Your role involves understanding audit standards (e.g., ISO 27001, SOC 2), the audit trail (the chronological record of system activities), and the principles of evidence collection. For evidence to be admissible and useful, it must be:

  • Sufficient: Enough evidence to support the finding.
  • Competent: Reliable and appropriate.
  • Relevant: Pertains directly to the audit criteria.
  • Material: Important enough to influence conclusions.

This process is critical for compliance with laws like GDPR, HIPAA, or PCI-DSS. You will collect and preserve logs, configuration files, and interview records to demonstrate control effectiveness to auditors.

Performing Log Review and Security Monitoring

Log reviews are a foundational, ongoing assessment activity. Logs from systems, networks, applications, and security devices (like firewalls and IDS) provide a continuous stream of data about the environment's state and events. Effective review transforms this data into information.
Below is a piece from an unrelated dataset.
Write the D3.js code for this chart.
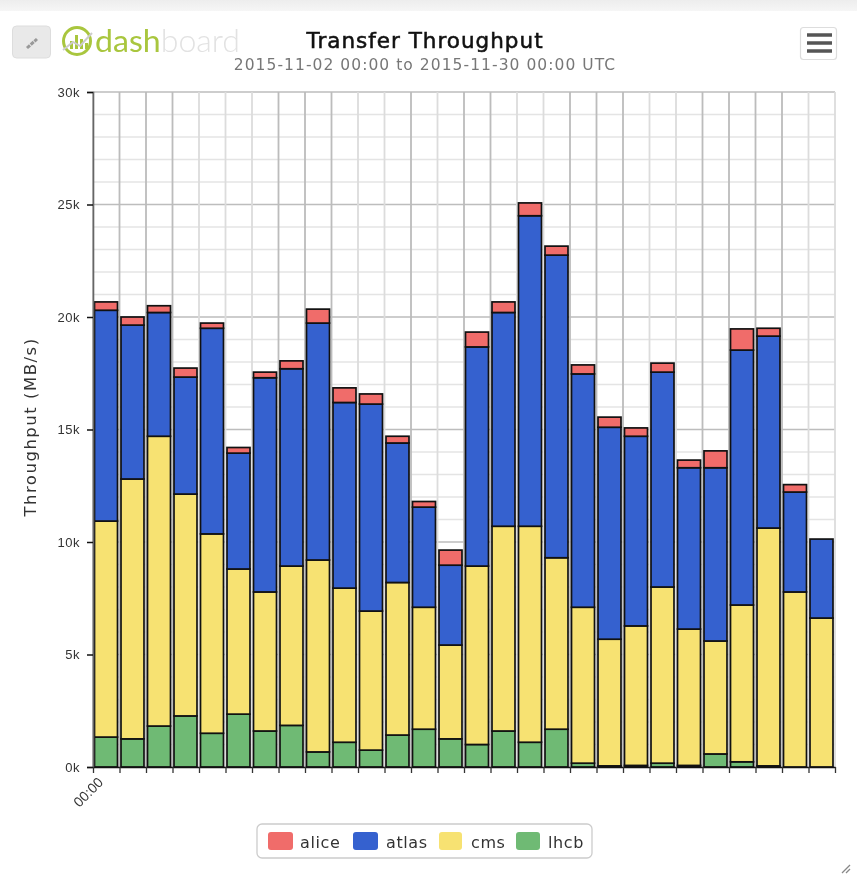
<!DOCTYPE html>
<html><head><meta charset="utf-8">
<script src="https://cdnjs.cloudflare.com/ajax/libs/d3/7.8.5/d3.min.js"></script>
<style>
html,body{margin:0;padding:0;background:#fff;overflow:hidden}
svg{display:block;font-family:"DejaVu Sans",sans-serif;filter:blur(0.75px)}
</style></head><body>
<div id="chart"></div>
<script>
const seriesNames = ["lhcb","cms","atlas","alice"];
const legendOrder = ["alice","atlas","cms","lhcb"];
const colors = {alice:"#f06c6a",atlas:"#3561cf",cms:"#f7e272",lhcb:"#6fba74"};
const startDay = "2015-11-02";
const endDay = "2015-11-30";
const alice = [0.37,0.36,0.30,0.40,0.23,0.25,0.25,0.35,0.62,0.65,0.45,0.30,0.25,0.67,0.66,0.47,0.57,0.40,0.40,0.45,0.37,0.40,0.34,0.75,0.94,0.35,0.33,0];
const atlas = [9.37,6.84,5.50,5.20,9.14,5.15,9.52,8.77,10.53,8.25,9.20,6.20,4.45,3.55,9.74,9.50,13.80,13.45,10.37,9.42,8.43,9.55,7.17,7.70,11.33,8.53,4.44,3.51];
const cms = [9.60,11.55,12.88,9.86,8.86,6.45,6.18,7.08,8.53,6.85,6.18,6.78,5.42,4.17,7.93,9.10,9.60,7.62,6.93,5.63,6.20,7.83,6.06,5.02,6.97,10.57,7.78,6.62];
const lhcb = [1.33,1.25,1.82,2.27,1.50,2.35,1.60,1.85,0.67,1.10,0.75,1.42,1.68,1.25,1.00,1.60,1.10,1.68,0.17,0.05,0.07,0.17,0.07,0.58,0.23,0.05,0,0];
const valueBySeries = {alice,atlas,cms,lhcb};
const yTickValues = [0,5,10,15,20,25,30];
const yMinorValues = [1,2,3,4,6,7,8,9,11,12,13,14,16,17,18,19,21,22,23,24,26,27,28,29];
const lightGridIndex = [4,5,6,10,11,13,16,17,21,22,27,28];
const title = "Transfer Throughput";
const subtitle = "2015-11-02 00:00 to 2015-11-30 00:00 UTC";
const yLabel = "Throughput (MB/s)";
const firstTickLabel = "00:00";

const W=857,H=875,L=93,R=835,T=92,B=767;
const svg=d3.select("#chart").append("svg").attr("width",W).attr("height",H);
const defs=svg.append("defs");
const grad=defs.append("linearGradient").attr("id","topband").attr("x1",0).attr("x2",0).attr("y1",0).attr("y2",1);
grad.append("stop").attr("offset",0).attr("stop-color","#ededed");
grad.append("stop").attr("offset",1).attr("stop-color","#f6f6f6");
svg.append("rect").attr("width",W).attr("height",11).attr("fill","url(#topband)");

const days=d3.utcDay.range(new Date(startDay+"T00:00Z"),new Date(endDay+"T00:00Z"));
const x=d3.scaleUtc().domain([new Date(startDay+"T00:00Z"),new Date(endDay+"T00:00Z")]).range([L,R]);
const y=d3.scaleLinear().domain([0,30]).range([B,T]);
const tickDates=x.ticks(d3.utcDay.every(1));

// grid
const g=svg.append("g");
g.selectAll(".ym").data(yMinorValues).join("line").attr("x1",L).attr("x2",R).attr("y1",d=>y(d)).attr("y2",d=>y(d)).attr("stroke","#e4e4e4").attr("stroke-width",1.4);
g.selectAll(".yM").data(yTickValues).join("line").attr("x1",L).attr("x2",R).attr("y1",d=>y(d)).attr("y2",d=>y(d)).attr("stroke","#bdbdbd").attr("stroke-width",1.5);
g.selectAll(".xg").data(tickDates).join("line").attr("x1",d=>x(d)).attr("x2",d=>x(d)).attr("y1",T).attr("y2",B).attr("stroke",(d,i)=>lightGridIndex.includes(i)?"#dcdcdc":"#bcbcbc").attr("stroke-width",1.8);

// bars
const rows=days.map((d,i)=>{const r={day:d};seriesNames.forEach(s=>r[s]=valueBySeries[s][i]);return r;});
const stack=d3.stack().keys(seriesNames)(rows);
const bars=svg.append("g");
stack.forEach(layer=>{
  bars.append("g").selectAll("rect").data(layer.filter(d=>d[1]-d[0]>0)).join("rect")
   .attr("x",d=>x(d.data.day)+1.5)
   .attr("width",d=>x(d3.utcDay.offset(d.data.day,1))-x(d.data.day)-3.5)
   .attr("y",d=>y(d[1]))
   .attr("height",d=>y(d[0])-y(d[1]))
   .attr("fill",colors[layer.key]).attr("stroke","#111").attr("stroke-width",1.7);
});

// axes
const yAxis=d3.axisLeft(y).tickValues(yTickValues).tickFormat(d=>d+"k").tickSize(6).tickPadding(7);
const ya=svg.append("g").attr("transform",`translate(${L},0)`).call(yAxis);
ya.select(".domain").attr("stroke","#666").attr("stroke-width",1.6);
ya.selectAll("text").attr("font-size",13).attr("letter-spacing",0.5).attr("fill","#333");
ya.selectAll(".tick line").attr("stroke","#111").attr("stroke-width",1.5);
const xAxis=d3.axisBottom(x).tickValues(tickDates).tickFormat((d,i)=>i==0?firstTickLabel:"").tickSize(6).tickSizeOuter(0);
const xa=svg.append("g").attr("transform",`translate(0,${B})`).call(xAxis);
xa.select(".domain").attr("stroke","#111").attr("stroke-width",1.7);
xa.selectAll(".tick line").attr("stroke","#333").attr("stroke-width",1.3);
xa.selectAll("text").attr("font-size",14).attr("fill","#333").attr("text-anchor","end")
  .attr("transform","rotate(-45)").attr("dx","-4").attr("dy","10");

// titles
svg.append("text").attr("x",425).attr("y",48).attr("text-anchor","middle").attr("font-size",21.5).attr("letter-spacing",1).attr("fill","#111").attr("stroke","#111").attr("stroke-width",0.55).text(title);
svg.append("text").attr("x",425).attr("y",70).attr("text-anchor","middle").attr("font-size",15.5).attr("letter-spacing",1.05).attr("fill","#777").text(subtitle);
svg.append("text").attr("transform",`translate(36,427) rotate(-90)`).attr("text-anchor","middle").attr("font-size",16.5).attr("letter-spacing",1.5).attr("fill","#333").text(yLabel);

// link button
svg.append("rect").attr("x",12.5).attr("y",26).attr("width",38).attr("height",32).attr("rx",4).attr("fill","#e9e9e9").attr("stroke","#ddd");
svg.append("line").attr("x1",27).attr("y1",48).attr("x2",37).attr("y2",39).attr("stroke","#999").attr("stroke-width",3).attr("stroke-dasharray","4 1");
// logo
const lg=svg.append("g");
lg.append("circle").attr("cx",77).attr("cy",41).attr("r",13.5).attr("fill","none").attr("stroke","#a9c63e").attr("stroke-width",3);
lg.selectAll("rect").data([[70,8],[75,14],[80,10],[85,6]]).join("rect").attr("x",d=>d[0]).attr("y",d=>49-d[1]).attr("width",3).attr("height",d=>d[1]).attr("fill","#a9c63e");
lg.append("polyline").attr("points","63,50 73,42 80,46 92,33").attr("fill","none").attr("stroke","#ccc").attr("stroke-width",2);
const lt=svg.append("text").attr("x",95).attr("y",52).attr("font-size",31).attr("textLength",145).attr("lengthAdjust","spacingAndGlyphs").attr("font-family","Lato, sans-serif").attr("font-weight",400);
lt.append("tspan").attr("fill","#a9c63e").text("dash");
lt.append("tspan").attr("fill","#e2e2e2").attr("font-weight",300).text("board");
// menu
svg.append("rect").attr("x",800.5).attr("y",27.5).attr("width",36).attr("height",32).attr("rx",3).attr("fill","#fff").attr("stroke","#ddd").attr("stroke-width",1.2);
svg.append("g").selectAll("line").data([35,43,51]).join("line").attr("x1",807).attr("x2",832).attr("y1",d=>d).attr("y2",d=>d).attr("stroke","#555").attr("stroke-width",3.5);

// legend
const leg=svg.append("g");
leg.append("rect").attr("x",257).attr("y",824).attr("width",335).attr("height",34).attr("rx",5).attr("fill","#fff").attr("stroke","#ccc").attr("stroke-width",1.3);
const lx=[268,353,439,516], tx=[300,386,471,548], lw=[25,25,23,24];
leg.selectAll("rect.k").data(legendOrder).join("rect").attr("class","k").attr("x",(d,i)=>lx[i]).attr("y",832).attr("width",(d,i)=>lw[i]).attr("height",18).attr("rx",3).attr("fill",d=>colors[d]);
leg.selectAll("text").data(legendOrder).join("text").attr("x",(d,i)=>tx[i]).attr("y",848).attr("font-size",16).attr("letter-spacing",0.6).attr("fill","#333").text(d=>d);
// resize grip
svg.append("g").selectAll("line").data([0,4]).join("line").attr("x1",d=>842+d).attr("y1",873).attr("x2",850).attr("y2",d=>865+d).attr("stroke","#888").attr("stroke-width",1.2);
</script>
</body></html>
You need to know what to look for, which requires defining baseline "normal" activity. Reviews focus on identifying anomalies, policy violations, intrusion indicators, and failed access attempts. The concept of security information and event management (SIEM) systems is crucial—they aggregate, normalize, and correlate log data from diverse sources to provide a centralized view and automated alerting. For the CISSP, understand that log management must ensure the integrity and confidentiality of logs (they are a target for attackers) and retain them for a period defined by policy or law.

Common Pitfalls

  1. Confusing Vulnerability Assessments with Penetration Tests: Using the terms interchangeably is a major red flag. Remember: vulnerability assessments discover potential weaknesses; penetration tests exploit them to determine real risk. On the exam, choose the activity that matches the goal: "find all flaws" vs. "see if you can breach the database."
  2. Neglecting the Pre-Test Agreement: Failing to establish detailed rules of engagement in writing before any assessment. Without clear, signed authorization, your ethical penetration test becomes an illegal attack. Always ensure full, documented approval from system owners and management.
  3. Poor Remediation Tracking: Treating the assessment report as the final deliverable. The true value is in fixing the found issues. A mature program tracks findings through to remediation, validating that patches are applied and controls are adjusted, thus reducing residual risk.
  4. Over-Reliance on Automated Tools: Assuming a scanner or tool provides a complete picture. Tools lack context and creativity. Expert manual analysis, code review, and physical security assessments are often needed to complement automated findings. You must interpret tool output, not just accept it.

Summary

  • A security assessment program is a continuous, management-led cycle of planning, testing, analyzing, and remediating to validate security controls against policies and standards.
  • Vulnerability assessments identify and inventory known weaknesses, requiring skilled analysis to prioritize risks based on severity and business impact.
  • Penetration testing simulates real-world attacks using structured methodologies (planning, scanning, exploitation, etc.) to demonstrate the exploitability of vulnerabilities and test defensive detection and response.
  • Security audits are formal, independent examinations to verify compliance with policies and regulations, relying on the collection of sufficient, competent, relevant, and material evidence.
  • Log review and monitoring is an ongoing assessment activity, often supported by SIEM systems, crucial for detecting anomalies, validating control operation, and providing evidence for investigations and audits.